Ad hoc challenges to GR and the so-far successful inflationary theory such as that provided by she sells sea snails are scarcely worth picking apart except as an intellectual entertainment. A legimate challenger to established theory should start by satisfying all previously described phenomena plus filling in holes that current theory e.f.'s.

Stranger

Well, I don’t have the time to look into this idea (I won’t call it a “theory”) in any great detail. But just from his starting point that the number of time axes is a local phenomenon, I can say that he’s going to have a hell of a time satisfying any sort of continuity conditions. And if the state of his variable-number time axes is not continuous, I’d sure expect to see some evidence of the discontinuities.

If GR requires a modification, it’ll be either very small, or absolutely huge. A non-metric theory of gravity would not necessarily be describable in terms of the post-Newtonian parameters, and there are, in fact, a few non-metric models one occasionally sees bandied about (the most common is probably Milgrom’s Modified Newtonian Dynamics, but I’ve seen a few others). A shift from GR to a non-metric theory would be pretty big, but personally, I don’t expect it to happen: Metric theories of gravity are just too elegant.

Dust reddening is a real effect in astronomy, and is an entirely different effect from the “tired light” model discussed in that Wikipedia entry. It is, however, entirely distinguishable from Doppler or cosmological redshift. Dust reddening occurs because interstellar dust (or atmospheric dust, for that matter) will more effectively absorb or scatter blue light than red light. Preferentially absorb blue light, and what’s left will appear more reddish. she sells sea snails is correct that this is why our own Sun appears reddish as it’s rising or setting, because it’s then shining through more dust.

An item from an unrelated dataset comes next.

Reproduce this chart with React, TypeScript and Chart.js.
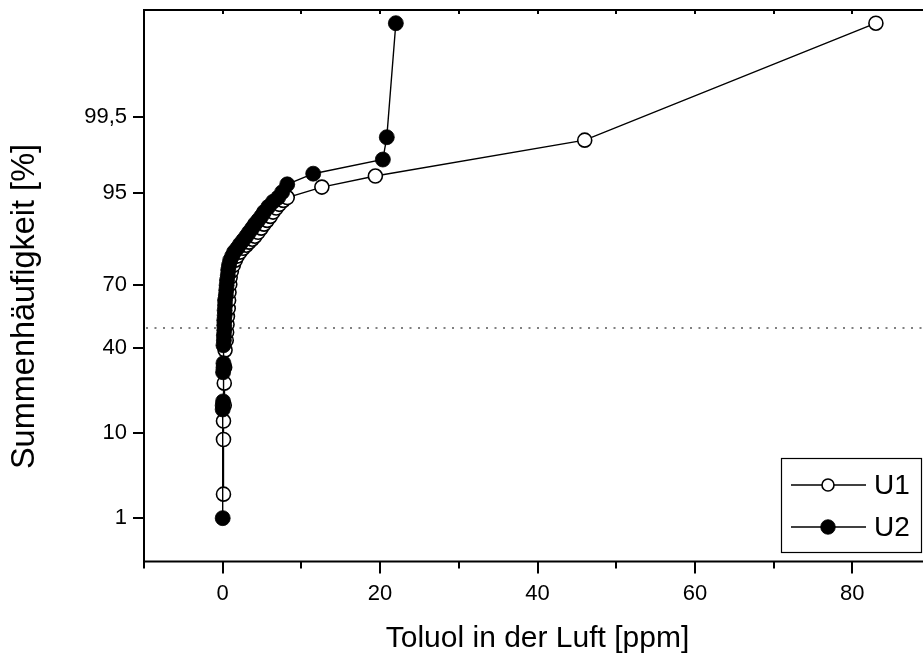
import React, { useEffect, useRef } from 'react';
import { Chart, registerables } from 'chart.js';

Chart.register(...registerables);

// ---- data ----
const u1Ppm = [
  0.1, 0.1, 0.1, 0.2, 0.2, 0.25, 0.3, 0.45, 0.5, 0.55, 0.6, 0.7, 0.75, 0.8, 0.9, 0.95,
  1.1, 1.35, 1.6, 1.85, 2.2, 2.6, 3.0, 3.35, 3.75, 4.1, 4.5, 4.9, 5.25, 5.65, 6.05, 6.4,
  6.8, 7.2, 7.7, 8.2, 12.6, 19.4, 46.0, 83.0,
];
const u1Pct = [
  2.1, 8.6, 12.7, 17.2, 24.9, 31.4, 39.2, 43.9, 47.8, 51.6, 55.4, 59.3, 63.1, 66.7, 70.2, 73.1,
  75.5, 77.7, 79.5, 80.9, 82.2, 83.4, 84.3, 85.2, 86.0, 86.8, 87.8, 88.8, 89.7, 90.5, 91.3, 92.1,
  92.8, 93.4, 94.0, 94.4, 95.7, 96.8, 98.9, 99.99,
];
const u2Ppm = [
  0.0, 0.0, 0.0, 0.05, 0.05, 0.1, 0.1, 0.1, 0.15, 0.15, 0.2, 0.2, 0.2, 0.25, 0.25, 0.3,
  0.3, 0.4, 0.45, 0.5, 0.55, 0.65, 0.7, 0.8, 0.95, 1.2, 1.45, 1.85, 2.2, 2.6, 3.0, 3.35,
  3.75, 4.1, 4.5, 4.9, 5.25, 5.8, 6.4, 7.05, 7.55, 8.2, 11.5, 20.35, 20.85, 22.0,
];
const u2Pct = [
  1.0, 15.9, 17.1, 18.4, 29.3, 31.2, 33.2, 41.5, 43.9, 46.3, 48.7, 51.2, 53.6, 56.0, 58.4, 60.8,
  63.1, 65.4, 67.6, 69.8, 71.9, 73.9, 75.9, 77.7, 79.5, 80.9, 82.2, 83.4, 84.6, 85.7, 86.8, 87.8,
  88.8, 89.7, 90.5, 91.3, 92.1, 93.0, 93.8, 94.4, 95.1, 96.0, 97.0, 98.0, 99.0, 99.99,
];
const seriesNames = ['U1', 'U2'];

const yTickPct = [1, 10, 40, 70, 95, 99.5];
const yTickLabels = ['1', '10', '40', '70', '95', '99,5'];
const xTickValues = [-10, 0, 10, 20, 30, 40, 50, 60, 70, 80, 90];
const xLabelledTicks = [0, 20, 40, 60, 80];
const X_MIN = -10;
const X_MAX = 90;
const Y_MIN_PCT = 0.2145;
const Y_MAX_PCT = 99.99478;
const REF_LINE_PCT = 50;
const xTitle = 'Toluol in der Luft [ppm]';
const yTitle = 'Summenhäufigkeit [%]';

// ---- layout constants ----
const CANVAS_W = 960;
const CANVAS_H = 657;
const PLOT_LEFT = 144;
const PLOT_TOP = 10;
const PLOT_RIGHT = 931;
const PLOT_BOTTOM = 561.5;
const FONT = "'Liberation Sans', Arial, sans-serif";

// inverse of the standard normal CDF (probability scale), Acklam's approximation
function probit(pct: number): number {
  const p = pct / 100;
  const a = [-3.969683028665376e1, 2.209460984245205e2, -2.759285104469687e2, 1.38357751867269e2, -3.066479806614716e1, 2.506628277459239];
  const b = [-5.447609879822406e1, 1.615858368580409e2, -1.556989798598866e2, 6.680131188771972e1, -1.328068155288572e1];
  const c = [-7.784894002430293e-3, -3.223964580411365e-1, -2.400758277161838, -2.549732539343734, 4.374664141464968, 2.938163982698783];
  const d = [7.784695709041462e-3, 3.224671290700398e-1, 2.445134137142996, 3.754408661907416];
  const plow = 0.02425;
  const phigh = 1 - plow;
  if (p < plow) {
    const q = Math.sqrt(-2 * Math.log(p));
    return (((((c[0] * q + c[1]) * q + c[2]) * q + c[3]) * q + c[4]) * q + c[5]) /
      ((((d[0] * q + d[1]) * q + d[2]) * q + d[3]) * q + 1);
  }
  if (p <= phigh) {
    const q = p - 0.5;
    const r = q * q;
    return ((((((a[0] * r + a[1]) * r + a[2]) * r + a[3]) * r + a[4]) * r + a[5]) * q) /
      (((((b[0] * r + b[1]) * r + b[2]) * r + b[3]) * r + b[4]) * r + 1);
  }
  const q = Math.sqrt(-2 * Math.log(1 - p));
  return -(((((c[0] * q + c[1]) * q + c[2]) * q + c[3]) * q + c[4]) * q + c[5]) /
    ((((d[0] * q + d[1]) * q + d[2]) * q + d[3]) * q + 1);
}

const framePlugin = {
  id: 'originFrame',
  beforeDatasetsDraw(chart: any) {
    const { ctx, chartArea, scales } = chart;
    const y = Math.round(scales.y.getPixelForValue(probit(REF_LINE_PCT)));
    ctx.save();
    ctx.strokeStyle = '#808080';
    ctx.lineWidth = 2;
    ctx.setLineDash([2, 6.5]);
    ctx.beginPath();
    ctx.moveTo(chartArea.left + 2, y);
    ctx.lineTo(chartArea.right, y);
    ctx.stroke();
    ctx.restore();
  },
  afterDraw(chart: any) {
    const { ctx, chartArea, scales } = chart;
    const { left, top, right, bottom } = chartArea;
    ctx.save();
    ctx.strokeStyle = '#000';
    ctx.lineWidth = 2;
    ctx.setLineDash([]);
    ctx.beginPath();
    ctx.moveTo(left, top - 1);
    ctx.lineTo(left, bottom + 1);
    ctx.moveTo(left - 1, top);
    ctx.lineTo(right, top);
    ctx.moveTo(left - 1, bottom);
    ctx.lineTo(right, bottom);
    ctx.moveTo(right, top);
    ctx.lineTo(right, bottom);
    ctx.stroke();

    // x ticks: outward at the bottom, inward at the top
    ctx.lineWidth = 2;
    ctx.beginPath();
    for (const v of xTickValues) {
      const px = Math.round(scales.x.getPixelForValue(v));
      const len = xLabelledTicks.includes(v) ? 12 : 7;
      ctx.moveTo(px, bottom);
      ctx.lineTo(px, bottom + len);
      ctx.moveTo(px, top);
      ctx.lineTo(px, top + 4);
    }
    // y ticks: outward at the left
    for (const p of yTickPct) {
      const py = Math.round(scales.y.getPixelForValue(probit(p)));
      ctx.moveTo(left, py);
      ctx.lineTo(left - 11, py);
    }
    ctx.stroke();

    // y axis title
    ctx.fillStyle = '#000';
    ctx.font = `32.5px ${FONT}`;
    ctx.textAlign = 'center';
    ctx.textBaseline = 'middle';
    ctx.translate(25, 306.5);
    ctx.rotate(-Math.PI / 2);
    ctx.fillText(yTitle, 0, 0);
    ctx.restore();

    // legend box
    ctx.save();
    const bx = 781.5, by = 458.5, bw = 140, bh = 94;
    ctx.strokeStyle = '#000';
    ctx.lineWidth = 1.2;
    ctx.strokeRect(bx, by, bw, bh);
    const rows = [485, 527];
    chart.data.datasets.forEach((ds: any, i: number) => {
      const ry = rows[i];
      ctx.lineWidth = ds.borderWidth;
      ctx.strokeStyle = ds.borderColor;
      ctx.beginPath();
      ctx.moveTo(791, ry);
      ctx.lineTo(866, ry);
      ctx.stroke();
      ctx.beginPath();
      ctx.arc(828, ry, i === 0 ? 6 : 7.3, 0, Math.PI * 2);
      ctx.fillStyle = ds.pointBackgroundColor;
      ctx.fill();
      ctx.lineWidth = ds.pointBorderWidth;
      ctx.strokeStyle = ds.pointBorderColor;
      ctx.stroke();
      ctx.fillStyle = '#000';
      ctx.font = `28px ${FONT}`;
      ctx.textAlign = 'left';
      ctx.textBaseline = 'middle';
      ctx.fillText(ds.label, 874, ry + 1);
    });
    ctx.restore();
  },
};

export default function App() {
  const ref = useRef<HTMLCanvasElement | null>(null);

  useEffect(() => {
    const canvas = ref.current;
    if (!canvas) return;
    const toPoints = (xs: number[], ps: number[]) => xs.map((x, i) => ({ x, y: probit(ps[i]) }));

    const chart = new Chart(canvas, {
      type: 'scatter',
      data: {
        datasets: [
          {
            label: seriesNames[0],
            data: toPoints(u1Ppm, u1Pct),
            showLine: true,
            borderColor: '#000',
            borderWidth: 1.4,
            pointRadius: 7,
            pointBackgroundColor: '#fff',
            pointBorderColor: '#000',
            pointBorderWidth: 1.6,
            order: 1,
          },
          {
            label: seriesNames[1],
            data: toPoints(u2Ppm, u2Pct),
            showLine: true,
            borderColor: '#000',
            borderWidth: 1.4,
            pointRadius: 7.5,
            pointBackgroundColor: '#000',
            pointBorderColor: '#000',
            pointBorderWidth: 0.8,
            order: 0,
          },
        ],
      },
      options: {
        animation: false,
        responsive: false,
        maintainAspectRatio: false,
        devicePixelRatio: 1,
        layout: { padding: { top: PLOT_TOP, right: CANVAS_W - PLOT_RIGHT, bottom: 0, left: 0 } },
        plugins: { legend: { display: false }, tooltip: { enabled: false } },
        scales: {
          x: {
            type: 'linear',
            min: X_MIN,
            max: X_MAX,
            grid: { display: false, drawTicks: false },
            border: { display: false },
            afterBuildTicks: (s: any) => {
              s.ticks = xTickValues.map((v) => ({ value: v }));
            },
            afterFit: (s: any) => {
              s.height = CANVAS_H - PLOT_BOTTOM;
              s.paddingLeft = 0;
              s.paddingRight = 0;
            },
            ticks: {
              autoSkip: false,
              maxRotation: 0,
              padding: 19,
              color: '#000',
              font: { family: FONT, size: 22 },
              callback: (v: any) => (xLabelledTicks.includes(Number(v)) ? String(v) : ''),
            },
            title: {
              display: true,
              text: xTitle,
              color: '#000',
              font: { family: FONT, size: 30 },
              padding: { top: 0, bottom: 0 },
            },
          },
          y: {
            type: 'linear',
            min: probit(Y_MIN_PCT),
            max: probit(Y_MAX_PCT),
            grid: { display: false, drawTicks: false },
            border: { display: false },
            afterBuildTicks: (s: any) => {
              s.ticks = yTickPct.map((p) => ({ value: probit(p) }));
            },
            afterFit: (s: any) => {
              s.width = PLOT_LEFT;
              s.paddingTop = 0;
              s.paddingBottom = 0;
            },
            ticks: {
              autoSkip: false,
              padding: 17,
              color: '#000',
              font: { family: FONT, size: 22 },
              callback: (_v: any, i: number) => yTickLabels[i],
            },
          },
        },
      },
      plugins: [framePlugin],
    });

    return () => chart.destroy();
  }, []);

  return (
    <div style={{ position: 'fixed', left: 0, top: 0, width: 923, height: 657, overflow: 'hidden', background: '#fff' }}>
      <canvas
        ref={ref}
        width={CANVAS_W}
        height={CANVAS_H}
        style={{ display: 'block', width: CANVAS_W, height: CANVAS_H }}
      />
    </div>
  );
}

However, this will not shift the position of spectral lines. Some lines might become shallower, but they’ll stay in the same place. By contrast, gravitational redshift, Doppler shift, and cosmological redshift will all move spectral lines. In the actual data that we observe, distant galaxies have their spectral lines shifted, which must be accounted for by gravitational, Doppler, or cosmological shift. Or, of course, by some other mechanism, but there’s no other known mechanism for shifting spectral lines, so this is rather speculative.